[proofplan]
We use the ramification filtration $G_0 \supseteq G_1 \supseteq \cdots \supseteq G_t = \{\mathrm{id}\}$ and the injective quotient maps $G_s/G_{s+1} \hookrightarrow U_L^{(s)}/U_L^{(s+1)}$. For $s \geq 1$, the target is isomorphic to $(k_L, +) \cong \mathbb{F}_{p^f}$, whose order is a power of $p$, so $|G_1|$ is a power of $p$. For $s = 0$, the target is $k_L^\times$ of order $p^f - 1$, coprime to $p$, so $|G_0/G_1|$ is coprime to $p$. This makes $G_1$ the unique Sylow $p$-subgroup of $G_0$.
[/proofplan]
[step:Show $|G_1|$ is a power of $p$ using the ramification filtration]
Since $\operatorname{Gal}(L/K)$ is finite, the filtration $G_0 \supseteq G_1 \supseteq G_2 \supseteq \cdots$ terminates: there exists $t \geq 1$ with $G_t = \{\mathrm{id}\}$. The order of $G_1$ factors as
\begin{align*}
|G_1| = |G_1/G_2| \cdot |G_2/G_3| \cdots |G_{t-1}/G_t| = \prod_{s=1}^{t-1} |G_s/G_{s+1}|.
\end{align*}
For each $s \geq 1$, the [Quotients of Ramification Groups](/theorems/???) gives an injective group homomorphism $G_s/G_{s+1} \hookrightarrow U_L^{(s)}/U_L^{(s+1)}$, and by the [Quotients of Higher Unit Groups](/theorems/???), $U_L^{(s)}/U_L^{(s+1)} \cong (k_L, +)$. Since $k_L \cong \mathbb{F}_{p^f}$ where $f = f_{L/K}$, the additive group $(k_L, +)$ has order $p^f$. Therefore $|G_s/G_{s+1}|$ divides $p^f$ for each $s \geq 1$, so $|G_s/G_{s+1}|$ is a power of $p$.
Since $|G_1|$ is a product of powers of $p$, $G_1$ is a $p$-group.
[guided]
The ramification filtration $G_0 \supseteq G_1 \supseteq G_2 \supseteq \cdots$ has the property that each quotient $G_s/G_{s+1}$ injects into $U_L^{(s)}/U_L^{(s+1)}$ via $\sigma \mapsto \sigma(\pi_L)/\pi_L$. For $s \geq 1$, the [Quotients of Higher Unit Groups](/theorems/???) identifies $U_L^{(s)}/U_L^{(s+1)}$ with the additive group of $k_L$.
Why does this force $p$-group structure?

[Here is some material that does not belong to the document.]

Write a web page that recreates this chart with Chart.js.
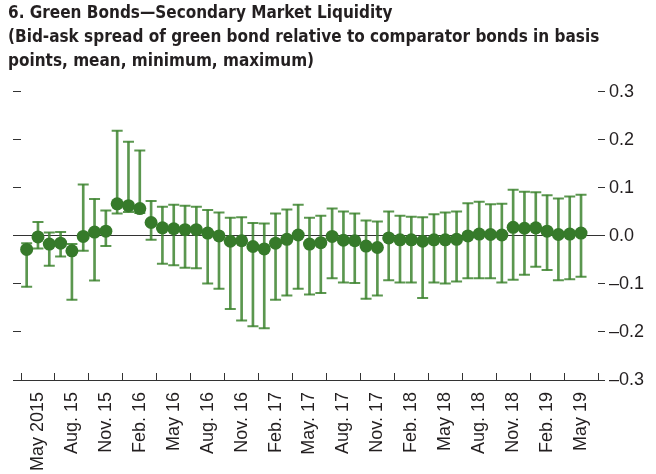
<!DOCTYPE html>
<html>
<head>
<meta charset="utf-8">
<script src="https://cdn.jsdelivr.net/npm/chart.js@4.4.1/dist/chart.umd.min.js"></script>
<style>
  html, body { margin: 0; padding: 0; background: #fff; }
  #wrap { width: 656px; height: 474px; }
</style>
</head>
<body>
<div id="wrap"><canvas id="myChart" width="656" height="474"></canvas></div>
<script>
// months Apr 2015 .. Jun 2019 (last month has no data)
let months = [];
let monthNames = ['Jan', 'Feb', 'Mar', 'Apr', 'May', 'Jun', 'Jul', 'Aug', 'Sep', 'Oct', 'Nov', 'Dec'];
for (let i = 0; i < 51; i++) {
  let m = (3 + i) % 12;
  let y = 2015 + Math.floor((3 + i) / 12);
  months.push(monthNames[m] + ' ' + y);
}

let xTickLabels = ['May 2015', 'Aug. 15', 'Nov. 15', 'Feb. 16', 'May 16', 'Aug. 16', 'Nov. 16', 'Feb. 17',
  'May. 17', 'Aug. 17', 'Nov. 17', 'Feb. 18', 'May 18', 'Aug. 18', 'Nov. 18', 'Feb. 19', 'May 19'];

let meanValues = [-0.028, -0.002, -0.017, -0.015, -0.031, -0.001, 0.008, 0.010, 0.067, 0.063,
  0.057, 0.028, 0.017, 0.015, 0.013, 0.013, 0.006, 0.000, -0.011, -0.010,
  -0.022, -0.027, -0.015, -0.007, 0.002, -0.017, -0.014, -0.001, -0.009, -0.010,
  -0.021, -0.024, -0.004, -0.008, -0.008, -0.011, -0.008, -0.008, -0.007, 0.000,
  0.004, 0.003, 0.002, 0.018, 0.016, 0.017, 0.010, 0.003, 0.004, 0.006, null];

let maxValues = [-0.015, 0.029, 0.007, 0.008, -0.017, 0.107, 0.077, 0.053, 0.219, 0.196,
  0.178, 0.073, 0.061, 0.065, 0.063, 0.061, 0.054, 0.049, 0.038, 0.039,
  0.027, 0.026, 0.047, 0.055, 0.065, 0.038, 0.042, 0.057, 0.051, 0.047,
  0.032, 0.030, 0.051, 0.042, 0.040, 0.039, 0.045, 0.049, 0.051, 0.068,
  0.071, 0.066, 0.067, 0.096, 0.092, 0.091, 0.085, 0.078, 0.082, 0.086, null];

let minValues = [-0.106, -0.026, -0.062, -0.043, -0.133, -0.031, -0.093, -0.021, 0.047, 0.050,
  0.048, -0.008, -0.058, -0.061, -0.066, -0.067, -0.099, -0.110, -0.152, -0.176,
  -0.188, -0.192, -0.133, -0.124, -0.110, -0.122, -0.119, -0.088, -0.097, -0.098,
  -0.131, -0.124, -0.092, -0.097, -0.097, -0.129, -0.097, -0.099, -0.095, -0.088,
  -0.088, -0.088, -0.097, -0.091, -0.081, -0.064, -0.071, -0.092, -0.090, -0.085, null];

let dotColor = '#367a2a';
let whiskerColor = 'rgba(62,133,48,0.85)';
let inkColor = '#231f20';
let fontFamily = "'Liberation Sans', Arial, sans-serif";
let titleFamily = "'DejaVu Sans Condensed', 'Liberation Sans Narrow', sans-serif";

let ranges = minValues.map((v, i) => v === null ? null : [v, maxValues[i]]);

let ctx = document.getElementById('myChart').getContext('2d');

let chart = new Chart(ctx, {
  type: 'bar',
  data: {
    labels: months,
    datasets: [
      {
        type: 'line',
        label: 'Mean',
        data: meanValues,
        showLine: false,
        pointRadius: 6.5,
        pointBackgroundColor: dotColor,
        pointBorderColor: dotColor,
        pointBorderWidth: 0,
        order: 0
      },
      {
        type: 'line',
        label: 'Maximum',
        data: maxValues,
        showLine: false,
        pointStyle: 'line',
        pointRadius: 5.5,
        pointBorderColor: whiskerColor,
        pointBorderWidth: 2,
        order: 1
      },
      {
        type: 'line',
        label: 'Minimum',
        data: minValues,
        showLine: false,
        pointStyle: 'line',
        pointRadius: 5.5,
        pointBorderColor: whiskerColor,
        pointBorderWidth: 2,
        order: 1
      },
      {
        label: 'Range',
        data: ranges,
        backgroundColor: whiskerColor,
        borderWidth: 0,
        barThickness: 2,
        order: 2
      }
    ]
  },
  options: {
    responsive: false,
    animation: false,
    layout: { padding: { left: 8 } },
    plugins: {
      legend: { display: false },
      tooltip: { enabled: false },
      title: {
        display: true,
        align: 'start',
        text: ['6. Green Bonds\u2014Secondary Market Liquidity',
               '(Bid-ask spread of green bond relative to comparator bonds in basis',
               'points, mean, minimum, maximum)'],
        color: inkColor,
        font: { family: titleFamily, size: 17, weight: 'bold', lineHeight: 1.41 },
        padding: { top: 2, bottom: 18 }
      }
    },
    scales: {
      x: {
        offset: true,
        border: { display: true, color: '#333', width: 1 },
        grid: {
          offset: true,
          drawOnChartArea: false,
          tickLength: -7,
          tickWidth: 1,
          tickColor: (c) => (c.index === undefined || c.index % 3 === 0) ? '#333' : 'rgba(0,0,0,0)'
        },
        ticks: {
          autoSkip: false,
          minRotation: 90,
          maxRotation: 90,
          padding: 19,
          color: inkColor,
          font: { family: fontFamily, size: 18 },
          callback: (v, i) => i % 3 === 1 ? xTickLabels[(i - 1) / 3] : ''
        },
        afterFit: (s) => { s.height = 94; }
      },
      y: {
        position: 'left',
        min: -0.3,
        max: 0.3,
        border: { display: false },
        grid: {
          color: (c) => (c.tick && Math.abs(c.tick.value) < 1e-9) ? '#333' : 'rgba(0,0,0,0)',
          tickColor: '#333',
          tickLength: 8,
          lineWidth: 1
        },
        ticks: { display: false, stepSize: 0.1 },
        afterFit: (s) => { s.width = 13; }
      },
      y2: {
        position: 'right',
        min: -0.3,
        max: 0.3,
        border: { display: false },
        grid: { drawOnChartArea: false, tickColor: '#333', tickLength: 7 },
        ticks: {
          stepSize: 0.1,
          padding: 4,
          color: inkColor,
          font: { family: fontFamily, size: 18 },
          callback: (v) => Math.abs(v) < 1e-9 ? '0.0' : v.toFixed(1).replace('-', '\u2013')
        },
        afterFit: (s) => { s.width = 58; }
      }
    }
  }
});
</script>
</body>
</html>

The residue field $k_L$ is a finite field of characteristic $p$ with $|k_L| = p^f$, so $(k_L, +) \cong (\mathbb{Z}/p\mathbb{Z})^f$ is an elementary abelian $p$-group. Any subgroup of a $p$-group is a $p$-group, and $G_s/G_{s+1}$ injects into $(k_L, +)$, so $|G_s/G_{s+1}|$ is a power of $p$.
The telescoping product $|G_1| = \prod_{s=1}^{t-1} |G_s/G_{s+1}|$ is then a product of powers of $p$, hence a power of $p$.
[/guided]
[/step]
[step:Show $|G_0/G_1|$ is coprime to $p$]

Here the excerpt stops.